To solve the problem of finding the displacement from the equilibrium position where the energy of a particle in simple harmonic motion is half potential and half kinetic, we can follow these steps: ### Step-by-Step Solution: 1. **Understand the Problem**: We know that the total mechanical energy (E) in simple harmonic motion (SHM) is the sum of kinetic energy (KE) and potential energy (PE).
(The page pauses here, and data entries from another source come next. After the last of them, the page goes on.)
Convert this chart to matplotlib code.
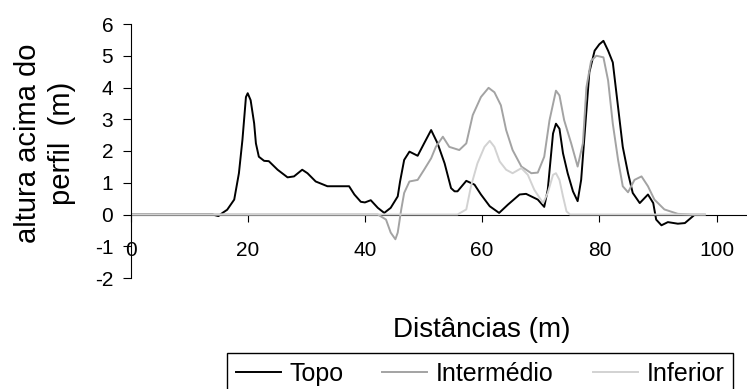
import matplotlib
matplotlib.use("Agg")
import matplotlib.pyplot as plt

plt.rcParams['font.family'] = ['Liberation Sans', 'DejaVu Sans']
plt.rcParams['axes.unicode_minus'] = False

# perfil Topo
topo_d = [0, 14, 15, 15.7, 16.5, 17.7, 18.5, 19.1, 19.7, 20, 20.5, 21.1, 21.4, 21.9, 22.8,
          23.6, 25.1, 26.8, 27.9, 29.3, 30.2, 31.6, 33.6, 37.3, 38.2, 39.3, 40.0, 41, 42.2,
          43.3, 44.4, 45.6, 46, 46.7, 47.6, 49, 50.1, 51.3, 52.4, 53.6, 54.7, 55.3, 55.8,
          57.3, 58.7, 59.8, 61.3, 62.9, 64.4, 66.4, 67.5, 69.5, 70.6, 71.2, 72.1, 72.6,
          73.2, 73.8, 74.6, 75.5, 76.3, 76.9, 77.8, 78.3, 79.2, 80, 80.7, 81.5, 82.3, 83.2,
          84, 84.9, 85.7, 86.9, 88.3, 89.2, 89.7, 90.6, 91.7, 93.4, 94.6, 96]
topo_h = [0, 0, -0.05, 0.05, 0.15, 0.47, 1.3, 2.35, 3.7, 3.82, 3.6, 2.87, 2.24, 1.82, 1.69,
          1.68, 1.41, 1.17, 1.2, 1.41, 1.3, 1.04, 0.89, 0.89, 0.63, 0.4, 0.38, 0.45, 0.21,
          0.05, 0.21, 0.57, 1.04, 1.72, 1.98, 1.85, 2.24, 2.66, 2.24, 1.61, 0.83, 0.73, 0.73,
          1.06, 0.94, 0.63, 0.26, 0.05, 0.31, 0.63, 0.65, 0.47, 0.24, 0.78, 2.55, 2.86,
          2.7, 1.93, 1.3, 0.73, 0.42, 1.09, 3.28, 4.48, 5.16, 5.36, 5.47, 5.16, 4.79, 3.38,
          2.13, 1.3, 0.68, 0.36, 0.63, 0.36, -0.16, -0.34, -0.24, -0.29, -0.27, -0.05]

# perfil Intermedio
inter_d = [0, 42.2, 43.6, 44.4, 45.2, 45.6, 46.2, 46.7, 47.6, 49, 50.1, 51.3, 52.1, 53.3,
           54.4, 56.1, 57.3, 58.4, 59.8, 61.1, 62.1, 63.2, 64.1, 65.2, 66.7, 68.4, 69.5,
           70.6, 71.5, 72.6, 73.2, 74, 75.2, 76.3, 77.2, 77.8, 78.6, 79.5, 80.7, 81.5, 82.3,
           83.2, 84, 84.9, 86, 87.2, 88.3, 89.4, 91.1, 93.4, 95.7, 98]
inter_h = [0, 0, -0.16, -0.57, -0.78, -0.57, 0.16, 0.68, 1.04, 1.09, 1.41, 1.77, 2.13, 2.45,
           2.13, 2.03, 2.24, 3.13, 3.7, 3.99, 3.85, 3.44, 2.66, 2.03, 1.51, 1.3, 1.32,
           1.82, 2.97, 3.9, 3.75, 2.97, 2.24, 1.51, 2.24, 4.01, 4.84, 5.0, 4.95, 4.22, 2.86,
           1.72, 0.89, 0.7, 1.09, 1.2, 0.89, 0.47, 0.16, 0.02, 0, 0]

# perfil Inferior
infer_d = [0, 55.8, 57.3, 58.1, 59.2, 60.4, 61.3, 62.1, 63, 64.1, 65.2, 66.7, 67.8, 68.9,
           70.4, 71.2, 72.1, 72.6, 73.2, 73.8, 74.4, 75, 98]
infer_h = [0, 0, 0.16, 0.89, 1.61, 2.13, 2.32, 2.13, 1.67, 1.41, 1.3, 1.46, 1.25, 0.78,
           0.36, 0.68, 1.25, 1.3, 1.09, 0.57, 0.1, 0, 0]

fig = plt.figure(figsize=(7.47, 3.89), dpi=100)
ax = fig.add_axes([130.5/747, 1-278/389, 1-130.5/747, (278-24)/389])

ax.plot(topo_d, topo_h, color="black", linewidth=1.4, label="Topo")
ax.plot(inter_d, inter_h, color="#a3a3a3", linewidth=1.4, label="Intermédio")
ax.plot(infer_d, infer_h, color="#d2d2d2", linewidth=1.4, label="Inferior")

ax.set_xlim(0, 105.2)
ax.set_ylim(-2, 6)
ax.set_xticks([0, 20, 40, 60, 80, 100])
ax.set_yticks(range(-2, 7))
ax.spines['top'].set_visible(False)
ax.spines['right'].set_visible(False)
ax.spines['bottom'].set_position(('data', 0))
ax.spines['bottom'].set_zorder(0)
ax.spines['left'].set_linewidth(0.8)
ax.spines['bottom'].set_linewidth(0.8)
ax.tick_params(axis='x', direction='out', length=5, width=0.8, pad=14, labelsize=15)
ax.tick_params(axis='y', direction='out', length=5.5, width=0.8, pad=7, labelsize=15)

fig.text(482/747, 1-337/389, "Distâncias (m)", fontsize=20, ha='center', va='baseline')
fig.text(45/747, 1-143/389, "altura acima do\nperfil  (m)", fontsize=21, rotation=90,
         ha='center', va='center', multialignment='center', linespacing=1.25)

leg = fig.legend(loc='upper right', bbox_to_anchor=(733/747, 1-353/389),
                 ncol=3, fontsize=18, frameon=True, fancybox=False,
                 edgecolor='black', framealpha=1, borderaxespad=0, handlelength=1.8,
                 handletextpad=0.35, borderpad=0.35, columnspacing=1.55)
leg.get_frame().set_linewidth(1.0)

fig.savefig("out.png", dpi=100)
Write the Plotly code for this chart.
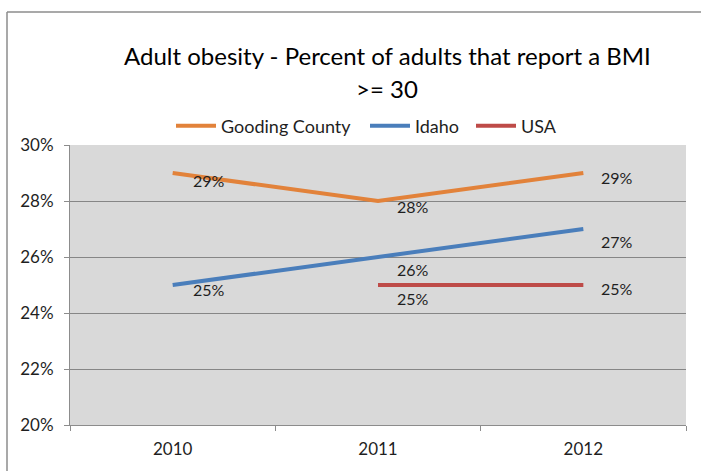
import plotly.graph_objects as go

years = ["2010", "2011", "2012"]
gooding = [29, 28, 29]
idaho = [25, 26, 27]
usa = [None, 25, 25]

series = [
    ("Gooding County", gooding, "#E2823A"),
    ("Idaho", idaho, "#4A7EBB"),
    ("USA", usa, "#BE4B48"),
]

title_lines = ["Adult obesity - Percent of adults that report a BMI", ">= 30"]

# pixel nudges for the value labels (dx, dy), per series and year
label_nudge = {
    "Gooding County": [(18, -7), (17, -5), (16, -4)],
    "Idaho": [(18, -4), (17, -12), (16, -12)],
    "USA": [(18, -4), (17, -13), (16, -3)],
}
# left edge (px) of each legend entry's text
legend_text_x = [221, 415, 521]

FONT = "Lato, sans-serif"
TXT = "#1f1f1f"

L, R, T, B = 70, 15, 145, 46
W, H = 701, 471
pw, ph = W - L - R, H - T - B


def py(px_from_top):
    """Convert a pixel row of the page to paper y."""
    return 1 + (T - px_from_top) / ph


fig = go.Figure()
annotations = []
legends = {}
for k, (name, vals, color) in enumerate(series):
    lg = "legend" if k == 0 else f"legend{k + 1}"
    fig.add_trace(go.Scatter(
        x=years, y=vals, name=name, mode="lines",
        line=dict(color=color, width=4),
        connectgaps=False, legend=lg,
    ))
    legends[lg] = dict(
        orientation="h", x=(legend_text_x[k] - 50 - L) / pw, xanchor="left",
        y=py(126), yanchor="middle",
        font=dict(family=FONT, size=18, color=TXT),
        bgcolor="rgba(0,0,0,0)", itemwidth=40,
    )
    for i, v in enumerate(vals):
        if v is None:
            continue
        dx, dy = label_nudge[name][i]
        # category axes place annotations by category index
        annotations.append(dict(
            x=i, y=v, xref="x", yref="y", text=f"{v}%",
            showarrow=False, xanchor="left", yanchor="middle",
            xshift=dx, yshift=dy,
            font=dict(family=FONT, size=16, color=TXT),
        ))

# two-line chart title
for text, row in zip(title_lines, [55, 88]):
    annotations.append(dict(
        x=(387 - L) / pw, y=py(row), xref="paper", yref="paper",
        text=text, showarrow=False, xanchor="center", yanchor="middle",
        font=dict(family=FONT, size=24, color="#000000"),
    ))

# outer chart border (left and top edges visible)
bx0 = (7 - L) / pw
by_top = py(12)
by_bot = -(B + 5) / ph
shapes = [
    dict(type="line", xref="paper", yref="paper", x0=bx0, x1=bx0,
         y0=by_bot, y1=by_top, line=dict(color="#8c8c8c", width=1.5)),
    dict(type="line", xref="paper", yref="paper", x0=bx0, x1=1 + (R + 5) / pw,
         y0=by_top, y1=by_top, line=dict(color="#8c8c8c", width=1.5)),
]

fig.update_layout(
    width=W, height=H,
    margin=dict(l=L, r=R, t=T, b=B),
    paper_bgcolor="white",
    plot_bgcolor="#D9D9D9",
    xaxis=dict(
        type="category", tickson="boundaries", ticks="outside", ticklen=5,
        tickcolor="#8c8c8c", showgrid=False, showline=True,
        linecolor="#8c8c8c", linewidth=1, range=[-0.5, 2.5],
        ticklabelstandoff=9,
        tickfont=dict(family=FONT, size=17, color=TXT),
    ),
    yaxis=dict(
        range=[20, 30], dtick=2, ticksuffix="%", ticks="outside", ticklen=5,
        tickcolor="#8c8c8c", showgrid=True, gridcolor="#868686", gridwidth=1,
        showline=True, linecolor="#8c8c8c", linewidth=1, zeroline=False,
        ticklabelstandoff=7,
        tickfont=dict(family=FONT, size=17, color=TXT),
    ),
    annotations=annotations,
    shapes=shapes,
    showlegend=True,
    **legends,
)

fig.write_html("out.html")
We need to find the displacement (x) from the equilibrium position where KE = PE. 2. **Total Energy in SHM**: The total energy (E) in SHM is given by: \[ E = \frac{1}{2} m \omega^2 A^2 \] where \(A\) is the amplitude. 3. **Potential Energy in SHM**: The potential energy (PE) at displacement \(x\) is given by: \[ PE = \frac{1}{2} m \omega^2 x^2 \] 4. **Kinetic Energy in SHM**: The kinetic energy (KE) at displacement \(x\) is given by: \[ KE = E - PE = \frac{1}{2} m \omega^2 A^2 - \frac{1}{2} m \omega^2 x^2 \] 5. **Setting KE = PE**: Since we want to find the position where KE = PE, we can set: \[ KE = PE \] This implies: \[ \frac{1}{2} m \omega^2 x^2 = \frac{1}{2} m \omega^2 A^2 - \frac{1}{2} m \omega^2 x^2 \] 6. **Simplifying the Equation**: Rearranging gives: \[ x^2 = A^2 - x^2 \] Therefore, \[ 2x^2 = A^2 \] 7. **Finding x**: From the equation \(2x^2 = A^2\), we can solve for \(x\): \[ x^2 = \frac{A^2}{2} \] Taking the square root gives: \[ x = \pm \frac{A}{\sqrt{2}} \] 8. **Substituting the Amplitude**: Given that the amplitude \(A = 4 \text{ cm}\): \[ x = \pm \frac{4}{\sqrt{2}} = \pm 2\sqrt{2} \text{ cm} \] 9. **Conclusion**: The displacement from the equilibrium position where the energy is half potential and half kinetic is: \[ x = \pm 2\sqrt{2} \text{ cm} \]